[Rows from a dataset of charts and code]
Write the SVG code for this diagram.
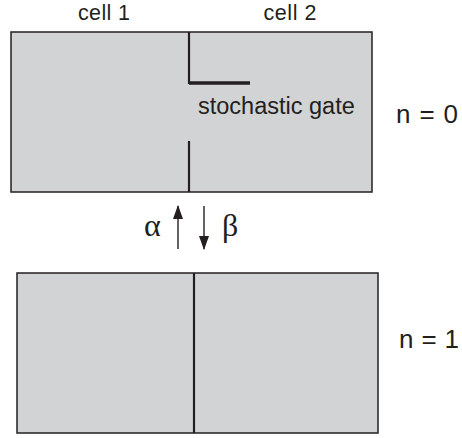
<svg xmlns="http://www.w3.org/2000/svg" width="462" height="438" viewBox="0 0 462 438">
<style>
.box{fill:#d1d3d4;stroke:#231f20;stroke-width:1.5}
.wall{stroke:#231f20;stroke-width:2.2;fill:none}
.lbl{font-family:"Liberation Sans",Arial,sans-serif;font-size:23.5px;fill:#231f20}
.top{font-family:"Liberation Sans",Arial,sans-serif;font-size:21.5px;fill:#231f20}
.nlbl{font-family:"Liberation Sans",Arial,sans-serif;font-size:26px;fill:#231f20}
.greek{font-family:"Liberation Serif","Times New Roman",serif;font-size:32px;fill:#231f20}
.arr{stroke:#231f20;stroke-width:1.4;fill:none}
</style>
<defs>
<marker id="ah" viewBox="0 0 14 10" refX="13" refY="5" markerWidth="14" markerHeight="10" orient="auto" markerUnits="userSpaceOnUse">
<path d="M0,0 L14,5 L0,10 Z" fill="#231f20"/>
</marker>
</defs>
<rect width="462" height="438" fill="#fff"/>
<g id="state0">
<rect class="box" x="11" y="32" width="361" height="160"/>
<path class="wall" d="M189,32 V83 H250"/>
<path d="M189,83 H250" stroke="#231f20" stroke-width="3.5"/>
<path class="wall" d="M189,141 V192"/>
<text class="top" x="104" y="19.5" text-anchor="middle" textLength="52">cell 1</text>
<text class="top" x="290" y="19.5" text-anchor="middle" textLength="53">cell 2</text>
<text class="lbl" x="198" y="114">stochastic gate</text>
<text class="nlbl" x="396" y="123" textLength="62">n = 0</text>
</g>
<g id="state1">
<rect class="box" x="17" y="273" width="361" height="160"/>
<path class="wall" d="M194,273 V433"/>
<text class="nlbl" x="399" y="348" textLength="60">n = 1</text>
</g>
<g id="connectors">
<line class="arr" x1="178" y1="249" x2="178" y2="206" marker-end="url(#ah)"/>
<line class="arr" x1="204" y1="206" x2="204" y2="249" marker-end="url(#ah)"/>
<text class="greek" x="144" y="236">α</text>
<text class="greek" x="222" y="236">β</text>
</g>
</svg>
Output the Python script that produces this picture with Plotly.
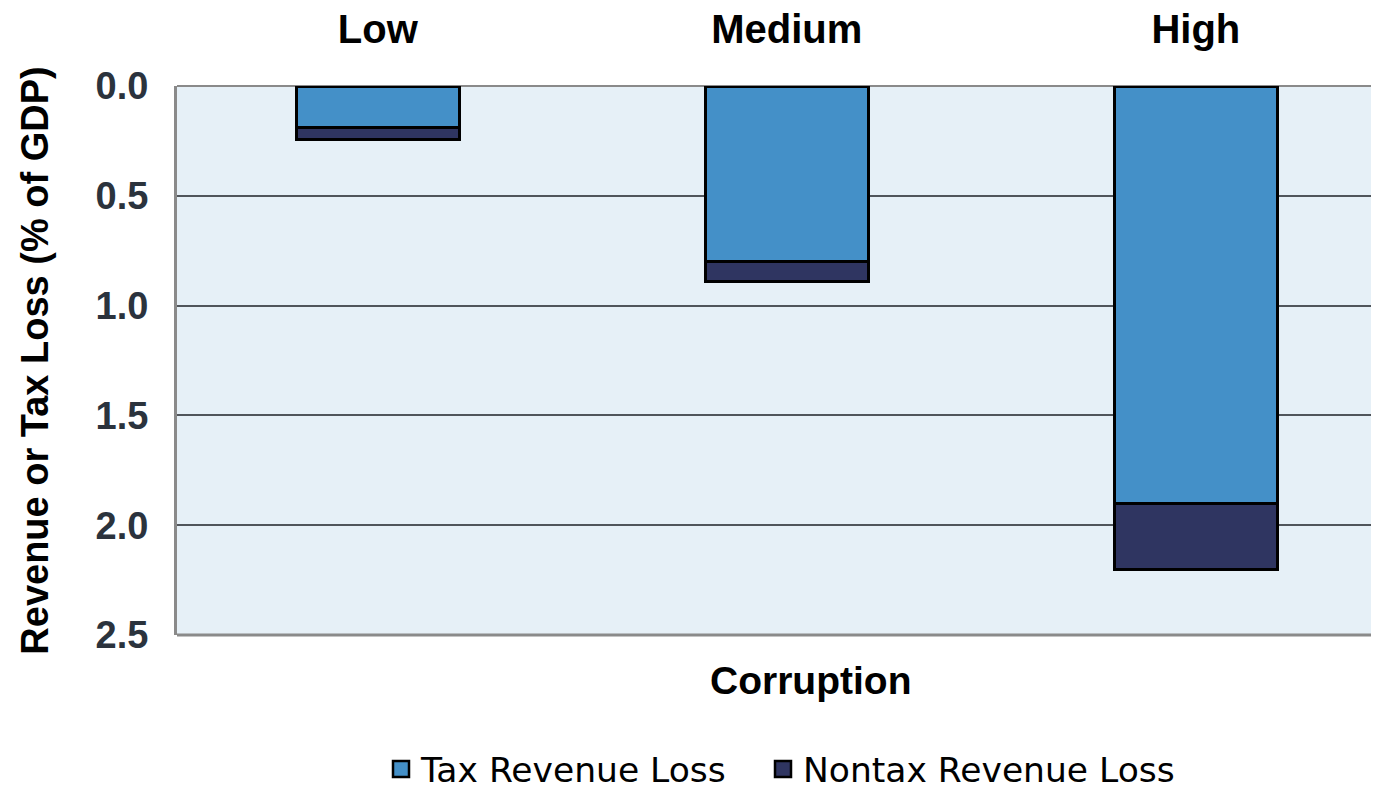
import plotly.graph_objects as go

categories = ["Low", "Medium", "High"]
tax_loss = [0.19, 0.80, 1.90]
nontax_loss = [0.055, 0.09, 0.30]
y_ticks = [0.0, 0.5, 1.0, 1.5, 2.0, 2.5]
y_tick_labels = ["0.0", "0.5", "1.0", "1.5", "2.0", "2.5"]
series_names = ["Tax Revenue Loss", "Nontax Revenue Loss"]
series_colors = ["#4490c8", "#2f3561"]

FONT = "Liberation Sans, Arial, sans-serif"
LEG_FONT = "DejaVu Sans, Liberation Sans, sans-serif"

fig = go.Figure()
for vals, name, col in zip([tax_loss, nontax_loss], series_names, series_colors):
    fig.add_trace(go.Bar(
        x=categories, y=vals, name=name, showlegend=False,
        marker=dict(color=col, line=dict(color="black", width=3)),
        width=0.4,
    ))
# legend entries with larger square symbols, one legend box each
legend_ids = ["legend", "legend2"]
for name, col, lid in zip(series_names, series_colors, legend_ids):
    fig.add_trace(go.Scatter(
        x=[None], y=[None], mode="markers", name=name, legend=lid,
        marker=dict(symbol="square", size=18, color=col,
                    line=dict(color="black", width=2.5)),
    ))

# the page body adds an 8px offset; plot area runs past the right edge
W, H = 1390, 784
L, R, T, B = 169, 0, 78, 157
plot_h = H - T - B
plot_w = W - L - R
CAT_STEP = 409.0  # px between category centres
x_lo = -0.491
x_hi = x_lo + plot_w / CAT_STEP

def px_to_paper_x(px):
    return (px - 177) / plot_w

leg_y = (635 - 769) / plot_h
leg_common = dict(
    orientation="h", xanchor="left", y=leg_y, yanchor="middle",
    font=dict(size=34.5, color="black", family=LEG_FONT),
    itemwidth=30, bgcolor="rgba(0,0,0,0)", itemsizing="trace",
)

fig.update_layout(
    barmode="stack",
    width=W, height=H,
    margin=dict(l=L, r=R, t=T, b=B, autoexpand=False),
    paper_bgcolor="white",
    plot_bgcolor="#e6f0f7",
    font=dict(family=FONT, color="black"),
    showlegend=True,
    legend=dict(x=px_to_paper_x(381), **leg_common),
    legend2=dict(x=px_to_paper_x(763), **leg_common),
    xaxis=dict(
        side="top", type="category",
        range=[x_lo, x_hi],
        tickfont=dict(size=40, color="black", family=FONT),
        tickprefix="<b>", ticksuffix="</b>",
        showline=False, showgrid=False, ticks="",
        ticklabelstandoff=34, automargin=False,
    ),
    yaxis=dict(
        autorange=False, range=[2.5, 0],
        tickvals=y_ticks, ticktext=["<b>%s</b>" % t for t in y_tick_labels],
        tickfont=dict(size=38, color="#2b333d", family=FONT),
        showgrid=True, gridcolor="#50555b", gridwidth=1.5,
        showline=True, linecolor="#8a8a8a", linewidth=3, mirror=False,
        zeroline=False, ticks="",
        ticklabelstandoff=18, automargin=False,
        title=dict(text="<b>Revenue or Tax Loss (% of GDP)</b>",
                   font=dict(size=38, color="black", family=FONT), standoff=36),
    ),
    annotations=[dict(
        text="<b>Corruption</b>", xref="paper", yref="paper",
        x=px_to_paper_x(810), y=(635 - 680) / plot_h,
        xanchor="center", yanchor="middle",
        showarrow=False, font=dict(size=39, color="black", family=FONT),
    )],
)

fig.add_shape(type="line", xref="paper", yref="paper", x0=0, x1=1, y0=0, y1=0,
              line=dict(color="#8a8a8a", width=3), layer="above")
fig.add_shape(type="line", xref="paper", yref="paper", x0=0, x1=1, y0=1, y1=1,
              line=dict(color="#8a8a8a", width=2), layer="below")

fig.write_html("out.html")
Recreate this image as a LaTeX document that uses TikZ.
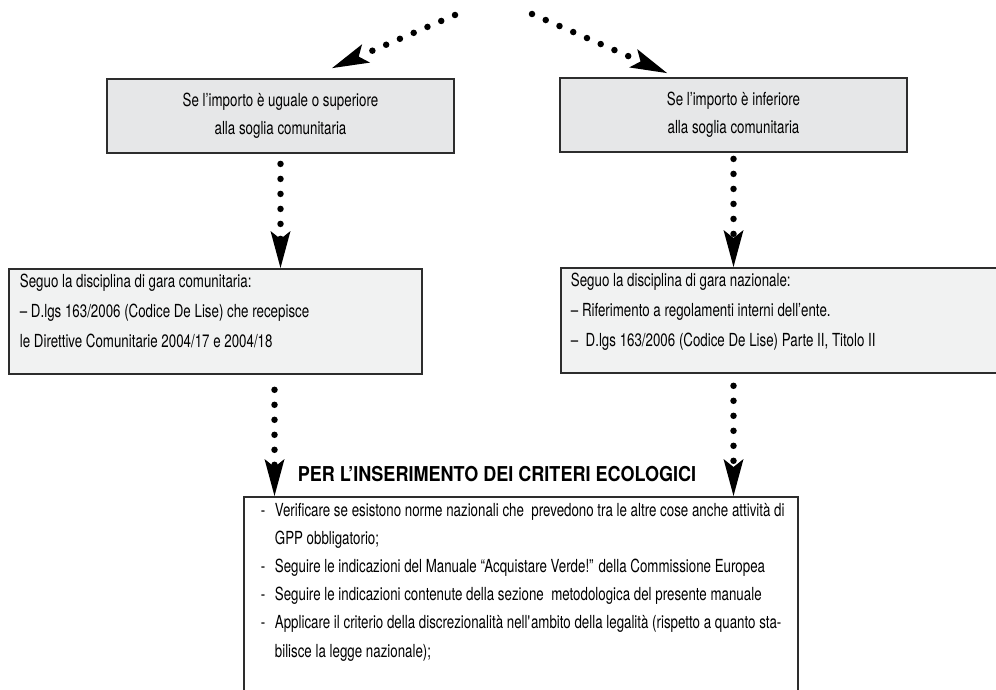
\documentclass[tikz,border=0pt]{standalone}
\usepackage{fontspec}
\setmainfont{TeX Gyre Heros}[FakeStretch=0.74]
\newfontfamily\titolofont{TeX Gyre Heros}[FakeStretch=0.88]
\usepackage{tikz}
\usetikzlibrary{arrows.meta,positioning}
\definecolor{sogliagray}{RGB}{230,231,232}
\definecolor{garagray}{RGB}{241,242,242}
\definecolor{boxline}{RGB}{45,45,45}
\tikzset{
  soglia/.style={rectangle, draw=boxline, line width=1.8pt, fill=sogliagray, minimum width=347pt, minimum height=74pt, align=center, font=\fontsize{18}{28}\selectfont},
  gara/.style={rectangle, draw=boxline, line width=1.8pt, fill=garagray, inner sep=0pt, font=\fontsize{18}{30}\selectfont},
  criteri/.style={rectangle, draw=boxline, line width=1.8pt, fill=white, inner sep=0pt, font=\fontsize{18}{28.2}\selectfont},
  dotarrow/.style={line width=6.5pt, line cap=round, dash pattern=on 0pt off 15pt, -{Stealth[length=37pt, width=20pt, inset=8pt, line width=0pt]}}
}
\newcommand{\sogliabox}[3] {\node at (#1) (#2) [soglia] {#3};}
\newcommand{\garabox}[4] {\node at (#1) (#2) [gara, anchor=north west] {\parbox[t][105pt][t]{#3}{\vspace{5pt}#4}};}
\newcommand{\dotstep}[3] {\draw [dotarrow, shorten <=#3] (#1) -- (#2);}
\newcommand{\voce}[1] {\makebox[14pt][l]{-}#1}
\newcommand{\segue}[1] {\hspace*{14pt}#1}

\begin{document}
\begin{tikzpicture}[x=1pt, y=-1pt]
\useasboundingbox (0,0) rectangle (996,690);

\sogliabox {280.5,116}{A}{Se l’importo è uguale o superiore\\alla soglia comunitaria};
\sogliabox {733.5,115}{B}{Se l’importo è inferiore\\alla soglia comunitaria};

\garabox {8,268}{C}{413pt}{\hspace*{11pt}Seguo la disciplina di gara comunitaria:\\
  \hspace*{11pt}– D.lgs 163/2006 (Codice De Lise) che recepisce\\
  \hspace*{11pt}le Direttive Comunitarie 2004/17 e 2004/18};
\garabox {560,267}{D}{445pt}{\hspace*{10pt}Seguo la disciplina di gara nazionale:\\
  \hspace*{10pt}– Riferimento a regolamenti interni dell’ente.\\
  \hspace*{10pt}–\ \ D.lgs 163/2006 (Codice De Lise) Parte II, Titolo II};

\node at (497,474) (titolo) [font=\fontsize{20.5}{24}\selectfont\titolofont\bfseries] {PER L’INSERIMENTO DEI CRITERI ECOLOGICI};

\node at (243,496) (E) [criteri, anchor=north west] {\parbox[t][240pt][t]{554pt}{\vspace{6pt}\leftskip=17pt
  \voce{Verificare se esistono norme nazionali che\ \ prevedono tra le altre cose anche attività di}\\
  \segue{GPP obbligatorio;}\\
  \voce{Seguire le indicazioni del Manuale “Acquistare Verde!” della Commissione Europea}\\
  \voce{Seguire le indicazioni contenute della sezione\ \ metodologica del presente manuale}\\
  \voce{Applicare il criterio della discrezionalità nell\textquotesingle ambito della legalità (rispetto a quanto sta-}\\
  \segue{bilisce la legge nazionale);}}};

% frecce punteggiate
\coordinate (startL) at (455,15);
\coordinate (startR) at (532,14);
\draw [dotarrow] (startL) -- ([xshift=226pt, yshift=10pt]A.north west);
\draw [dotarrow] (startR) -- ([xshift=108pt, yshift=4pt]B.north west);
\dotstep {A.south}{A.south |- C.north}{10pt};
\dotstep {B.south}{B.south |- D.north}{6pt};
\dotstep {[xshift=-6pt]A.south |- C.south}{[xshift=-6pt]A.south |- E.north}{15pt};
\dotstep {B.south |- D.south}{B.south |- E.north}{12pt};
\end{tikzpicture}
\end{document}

TASK PROMPT
From the entries above, return each line with the word "that" in it.

ANSWER FOR THIS EXERCISE
Output the Python script that produces this picture with Plotly.
Recreate this image as a LaTeX document that uses TikZ.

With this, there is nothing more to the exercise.